Pete Anderson’s books include “Riding the Wheel,” a collection of prose poems and haiku that celebrates the natural world on the edge of the Sangre de Cristos; Reading Colorado; an anthology of place-based writings which won a 2024 Colorado Book Award; “Heading Home— Field Notes,” a collection of flash prose and prose poems exploring rural life and the modern day eccentricities of the American West; and “First Church of the Higher Elevations,” a collection of essays on wildness, mountain places, and the life of the spirit.

Anderson lives on the western slope of the Sangre de Cristo Mountains where he edited and published Pilgrimage Magazine; served as poetry editor for the Mountain Gazette; taught at Adams State University; and wrote a column for Colorado Central Magazine.
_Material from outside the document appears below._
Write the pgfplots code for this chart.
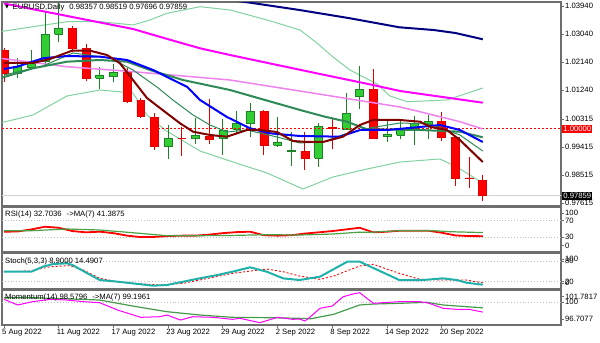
\documentclass[border=0pt]{standalone}
\usepackage{fontspec}
\setmainfont{Liberation Sans}
\newfontfamily\dejavu{DejaVu Sans}
\usepackage{pgfplots}
\pgfplotsset{compat=1.18}
\definecolor{bullfill}{RGB}{50,205,50}
\definecolor{bulledge}{RGB}{30,130,40}
\definecolor{bearfill}{RGB}{255,0,0}
\definecolor{bearedge}{RGB}{225,0,0}
\definecolor{mtnavy}{RGB}{0,0,128}
\definecolor{mtmag}{RGB}{255,0,255}
\definecolor{mtpink}{RGB}{238,130,238}
\definecolor{mtblue}{RGB}{0,0,255}
\definecolor{mtbrown}{RGB}{128,0,0}
\definecolor{mtgreen}{RGB}{46,139,87}
\definecolor{mtbb}{RGB}{130,210,160}
\definecolor{mtteal}{RGB}{32,178,170}
\definecolor{mtframe}{RGB}{110,110,110}
\definecolor{mtdot}{RGB}{190,190,190}
\newcommand\lbl{\fontsize{7.7bp}{9bp}\selectfont}
% candle: index, open, high, low, close, kind (bull/bear)
\newcommand\candle[6]{%
  \pgfmathsetmacro\xl{#1-0.29}\pgfmathsetmacro\xr{#1+0.29}%
  \edef\doit{\noexpand\addplot[draw=#6edge, line width=0.9bp] coordinates {(#1,#4)(#1,#3)};%
    \noexpand\addplot[draw=#6edge, fill=#6fill, line width=0.6bp] coordinates {(\xl,#2)(\xr,#2)(\xr,#5)(\xl,#5)(\xl,#2)};}%
  \doit}
\newcommand\bull[5]{\candle{#1}{#2}{#3}{#4}{#5}{bull}}
\newcommand\bear[5]{\candle{#1}{#2}{#3}{#4}{#5}{bear}}
\pgfplotsset{mt/.style={scale only axis, width=559bp, xmin=-0.146, xmax=40.72, anchor=north west,
  axis line style={draw=mtframe, line width=1.2bp}, xtick=\empty, ytick pos=right, yticklabel pos=right,
  tick align=outside, major tick length=3bp, major tick style={draw=mtframe, line width=0.8bp},
  yticklabel style={font=\lbl, anchor=west, inner sep=0.5bp, xshift=0.5bp}, clip mode=individual}}
\begin{document}
\begin{tikzpicture}
\useasboundingbox (0,0) rectangle (600bp,-343bp);
% ---------------- main price window
\begin{axis}[mt, at={(2bp,-2bp)}, height=204bp, ymin=0.97528, ymax=1.04068,
  ytick={0.97615,0.98515,0.99415,1.00315,1.01240,1.02140,1.03040,1.03940},
  yticklabels={0.97615,0.98515,0.99415,1.00315,1.01240,1.02140,1.03040,1.03940}]
% Bollinger bands
\addplot[mtbb, line width=1bp] coordinates {(-0.29,1.031161)(2.12,1.032764)(4.6,1.034367)(7.02,1.034367)(9.43,1.033309)(10.67,1.034912)(11.92,1.037060)(14.33,1.039176)(16.52,1.038118)(19.23,1.034912)(21.64,1.031706)(22.88,1.027538)(24.05,1.023050)(25.29,1.018882)(27.27,1.014394)(28.22,1.010546)(29.46,1.008719)(32.38,1.009264)(35,1.013111)};
\addplot[mtbb, line width=1bp] coordinates {(-0.29,1.001886)(2.12,1.004455)(4.6,1.010546)(7.02,1.012470)(9.43,1.011508)(10.45,1.004455)(11.77,0.999646)(14.33,0.992913)(16.74,0.989387)(19.23,0.985860)(21.86,0.980731)(24.05,0.984578)(26.54,0.987143)(28.95,0.989387)(31.87,0.990349)(33.11,0.987784)(35,0.982654)};
% price line
\addplot[gray!35, line width=1.5bp] coordinates {(-1,0.97859)(41,0.97859)};
% candles: index, open, high, low, close
\bear{0}{1.02529}{1.02594}{1.01504}{1.01792}
\bull{1}{1.01782}{1.02273}{1.01632}{1.01994}
\bull{2}{1.01962}{1.02529}{1.01888}{1.02154}
\bull{3}{1.02177}{1.03780}{1.02049}{1.03033}
\bull{4}{1.03033}{1.04036}{1.02796}{1.03225}
\bear{5}{1.03225}{1.03308}{1.02456}{1.02584}
\bear{6}{1.02584}{1.02712}{1.01545}{1.01622}
\bull{7}{1.01622}{1.01994}{1.01279}{1.01728}
\bull{8}{1.01686}{1.02071}{1.01494}{1.01815}
\bear{9}{1.01815}{1.01943}{1.00821}{1.00894}
\bear{10}{1.00926}{1.00981}{1.00359}{1.00413}
\bear{11}{1.00381}{1.00510}{0.99323}{0.99452}
\bull{12}{0.99452}{1.00125}{0.99035}{0.99699}
\bear{13}{0.99708}{1.00070}{0.99115}{0.99689}
\bull{14}{0.99686}{1.00359}{0.99516}{0.99782}
\bear{15}{0.99750}{1.00949}{0.99516}{0.99667}
\bull{16}{0.99699}{1.00308}{0.99163}{0.99965}
\bull{17}{0.99987}{1.00583}{0.99859}{1.00179}
\bull{18}{1.00179}{1.00840}{0.99750}{1.00551}
\bear{19}{1.00551}{1.00606}{0.99163}{0.99484}
\bull{20}{0.99474}{1.00372}{0.99429}{0.99580}
\bull{21}{0.99282}{0.99910}{0.98810}{0.99301}
\bear{22}{0.99291}{0.99910}{0.98682}{0.99057}
\bull{23}{0.99057}{1.00179}{0.98788}{1.00083}
\bear{24}{1.00048}{1.00340}{0.99346}{1.00029}
\bull{25}{0.99987}{1.01161}{0.99965}{1.00500}
\bull{26}{1.01032}{1.02016}{1.00628}{1.01270}
\bear{27}{1.01270}{1.01911}{0.99667}{0.99699}
\bull{28}{0.99750}{1.00285}{0.99590}{0.99836}
\bull{29}{0.99804}{1.00263}{0.99667}{1.00019}
\bull{30}{1.00019}{1.00413}{0.99484}{1.00179}
\bull{31}{1.00157}{1.00436}{0.99667}{1.00244}
\bear{32}{1.00253}{1.00551}{0.99622}{0.99731}
\bear{33}{0.99731}{0.99760}{0.98169}{0.98416}
\bear{34}{0.98426}{0.99089}{0.98096}{0.98406}
\bear{35}{0.98357}{0.98519}{0.97696}{0.97859}
\addplot[red, dash pattern=on 2bp off 2bp, line width=0.9bp] coordinates {(-1,1.0)(41,1.0)};
% moving averages
\addplot[mtpink, line width=1.5bp] coordinates {(-0.29,1.022633)(4.6,1.019940)(9.43,1.018337)(16.52,1.015676)(23.46,1.010867)(28.95,1.007020)(30.4,1.005513)(33.33,1.002307)(35,0.999967)};
\addplot[mtmag, line width=2bp] coordinates {(0,1.040202)(9.43,1.032027)(11.77,1.029045)(14.33,1.025839)(16.52,1.023691)(23.1,1.017600)(26.97,1.014073)(28.95,1.012149)(35,1.008399)};
\addplot[mtnavy, line width=2bp] coordinates {(16,1.04165)(18,1.040458)(21.6,1.038118)(25.3,1.035457)(28.9,1.032572)(31.4,1.031706)(33,1.030744)(35,1.028724)};
\addplot[mtgreen, line width=2bp] coordinates {(-0.29,1.016225)(2.12,1.019431)(4.6,1.021543)(7.02,1.022088)(9.0,1.021543)(10.67,1.018882)(13.08,1.015676)(16.52,1.012470)(21.64,1.006058)(23.46,1.003910)(25.07,1.002307)(26.54,0.999870)(30.41,0.999646)(33.33,0.999101)(35,0.997305)};
\addplot[mtgreen, line width=1bp] coordinates {(0,1.017274)(2.85,1.020164)(5.04,1.024332)(7.75,1.022729)(9.43,1.018882)(11.18,1.013432)(12.35,1.009264)(13.82,1.004455)(15.06,1.001249)(16.3,0.999005)(17.76,0.999646)(19.96,0.997402)(21.64,0.995478)(23.32,0.995799)(24.93,0.998364)(26.75,1.000288)(28.95,1.001891)(31.14,1.001570)(33.33,0.998043)(35,0.992913)};
\addplot[mtblue, line width=2bp] coordinates {(0,1.019203)(0.95,1.019940)(2.85,1.022633)(4.6,1.023370)(7.02,1.023146)(9.0,1.022088)(10.9,1.018882)(13.4,1.013432)(14.33,1.009264)(16.3,1.003814)(17.98,1.000191)(19.44,0.998588)(21.64,0.997722)(24.56,0.997498)(26.02,0.999646)(28,0.999646)(30.41,1.000608)(31.87,1.001249)(33.33,0.999646)(35,0.995799)};
\addplot[mtbrown, line width=2bp] coordinates {(0,1.021126)(2.12,1.021126)(3.36,1.022409)(4.97,1.025070)(6.29,1.025070)(7.53,1.023691)(8.48,1.021030)(9.43,1.015676)(10.45,1.009906)(11.4,1.006699)(12.87,1.001794)(13.82,0.999101)(15.06,0.998043)(16.3,0.997498)(17.76,0.999646)(18.71,0.999646)(19.96,0.999005)(21.13,0.996119)(22.15,0.995799)(23.32,0.995799)(24.78,0.997498)(26.02,1.001249)(26.97,1.002852)(28.95,1.002852)(30.41,1.002307)(31.14,1.000704)(32.38,0.999646)(33.33,0.996440)(35,0.989387)};
% labels
\node[anchor=west, font=\lbl, inner sep=0pt] at (rel axis cs:0,1) [xshift=10.5bp, yshift=-5.3bp] {EURUSD,Daily\hspace{5bp}0.98357 0.98519 0.97696 0.97859};
\node[anchor=west, inner sep=0pt] at (rel axis cs:0,1) [xshift=3bp, yshift=-5bp] {\dejavu\fontsize{5bp}{5bp}\selectfont ▼};
\node[fill=red, text=white, font=\lbl, inner sep=1.2bp, anchor=west] at (rel axis cs:1,0.3767) [xshift=1bp] {1.00000};
\node[fill=black, text=white, font=\lbl, inner sep=1.2bp, anchor=west] at (rel axis cs:1,0.0506) [xshift=1bp] {0.97859};
\end{axis}
% ---------------- RSI
\begin{axis}[mt, at={(2bp,-207bp)}, height=45bp, ymin=-5.4, ymax=103,
  ytick={9.8,30,70,87.8}, yticklabels={0,30,70,100}]
\addplot[mtdot, dotted, line width=0.9bp] coordinates {(-1,70)(41,70)};
\addplot[mtdot, dotted, line width=0.9bp] coordinates {(-1,30)(41,30)};
\addplot[red, line width=1.8bp] coordinates {(0,43.5)(1,44)(2,49)(3,55.5)(4,53)(5,45)(6,42)(7,43.5)(8,40)(9,34)(10,30.5)(11,31)(12,33)(13,34)(14,34)(15,36.5)(16,40)(17,42.5)(18,43.5)(19,35)(20,34)(21,35)(22,39)(23,42)(24,45)(25,49)(26,53)(27,42)(28,43.5)(29,46)(30,46)(31,46)(32,41)(33,34.5)(34,33)(35,32.7036)};
\addplot[mtgreen!80!lime, line width=1.2bp] coordinates {(0,45.9)(2,45.9)(4.6,50)(7,47.6)(9.4,41.1)(11.9,33.9)(14.3,33.9)(16.7,34.5)(19.2,36.3)(21.6,35.5)(24.1,38)(25.8,42)(26.75,42)(28.9,45.9)(31.4,45.9)(32.6,43.5)(35,41.3875)};
\node[anchor=west, font=\lbl, inner sep=0pt] at (rel axis cs:0,1) [xshift=3bp, yshift=-8bp] {RSI(14) 32.7036\hspace{5bp}->MA(7) 41.3875};
\end{axis}
% ---------------- Stochastic
\begin{axis}[mt, at={(2bp,-253.3bp)}, height=35bp, ymin=-1.8, ymax=103,
  ytick={14,18,85,80}, yticklabels={0,20,100,80}]
\addplot[mtdot, dotted, line width=0.9bp] coordinates {(-1,80)(41,80)};
\addplot[mtdot, dotted, line width=0.9bp] coordinates {(-1,20)(41,20)};
\addplot[red, dash pattern=on 2bp off 2bp, line width=0.9bp] coordinates {(0,48)(1.9,50)(3.4,63)(4.8,66)(5.8,53)(7,28)(8.3,18)(9.4,13)(11.4,8)(13.1,13)(14.3,23)(16.7,43)(19.2,56)(20.4,48)(21.6,35)(23.1,25)(24.1,35)(26,65)(27,70)(28.9,43)(30.4,25)(32.1,23)(33.8,23)(35,14.4907)};
\addplot[mtteal, line width=2bp] coordinates {(0,48)(1,48)(2,48)(2.85,63)(3.6,71)(4.6,73)(5,68)(6.1,43)(7,23)(8.3,18)(9.4,13)(10.9,6)(11.9,8)(13.1,18)(14.3,28)(15.6,38)(16.7,48)(18,61)(19.2,48)(20.4,28)(21.6,23)(23.1,33)(25.1,78)(26,78)(28.9,23)(30.6,23)(32.1,28)(33.1,23)(33.8,15)(35,8.9)};
\node[anchor=west, font=\lbl, inner sep=0pt] at (rel axis cs:0,1) [xshift=3bp, yshift=-8bp] {Stoch(5,3,3) 8.9000 14.4907};
\end{axis}
% ---------------- Momentum
\begin{axis}[mt, at={(2bp,-290bp)}, height=35bp, ymin=96.7077, ymax=101.7817,
  ytick={97.58,100,100.81}, yticklabels={96.7077,100,101.7817},
  xtick={0,4,8,12,16,20,24,28,32}, xtick pos=lower, xticklabel pos=lower,
  xticklabels={5 Aug 2022,11 Aug 2022,17 Aug 2022,23 Aug 2022,29 Aug 2022,2 Sep 2022,8 Sep 2022,14 Sep 2022,20 Sep 2022},
  xticklabel style={font=\lbl, anchor=north west, inner sep=0.5bp, xshift=-2.5bp}]
\addplot[mtdot, dotted, line width=0.9bp] coordinates {(-1,100)(41,100)};
\addplot[mtgreen!85!lime, line width=1.2bp] coordinates {(0,100.67)(2.1,100.67)(7,100.33)(9.4,99.46)(11.9,98.64)(14.3,98.16)(16.7,97.82)(19.2,97.77)(21.6,97.68)(22.4,97.6)(24.1,98.26)(26,99.61)(27,99.75)(28.9,99.85)(30.9,100.0)(32.1,99.61)(35,99.1961)};
\addplot[mtmag, line width=1bp] coordinates {(0,100.43)(1,99.61)(2.1,100.09)(3.4,100.43)(4.6,100.33)(5.8,100.09)(7,99.94)(8.3,98.88)(10,97.82)(11.4,97.91)(11.9,98.16)(12.9,97.43)(13.8,97.91)(15.3,97.82)(16.7,97.53)(17.25,97.68)(18.7,97.04)(20,97.82)(21.1,97.53)(21.6,97.58)(22,97.29)(22.4,97.91)(23.1,99.13)(24,99.46)(24.8,100.81)(25.5,101.2)(26,101.39)(27,99.85)(28.9,100.09)(30.4,100.09)(31.1,99.85)(32.1,99.13)(33.1,98.98)(34,98.98)(35,98.5796)};
\node[anchor=west, font=\lbl, inner sep=0pt] at (rel axis cs:0,1) [xshift=3bp, yshift=-8bp] {Momentum(14) 98.5796\hspace{5bp}->MA(7) 99.1961};
\end{axis}
\end{tikzpicture}
\end{document}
For those that like prompts, this month’s will be “Mountains.” Virtual attendees are encouraged to bring a story or poem to share each month after the featured reader, their own work or someone else’s.

October’s featured presenter will be Betsy Quammen (formerly a reporter for the old Telluride Watch when I was editor) telling ghost stories; November Beth Franklin of Boulder who runs the Colorado Poets Center will read; and December will bring CMarie Fuhrman of Idaho (and currently heading up the poetry program at Western Colorado University in Gunnison).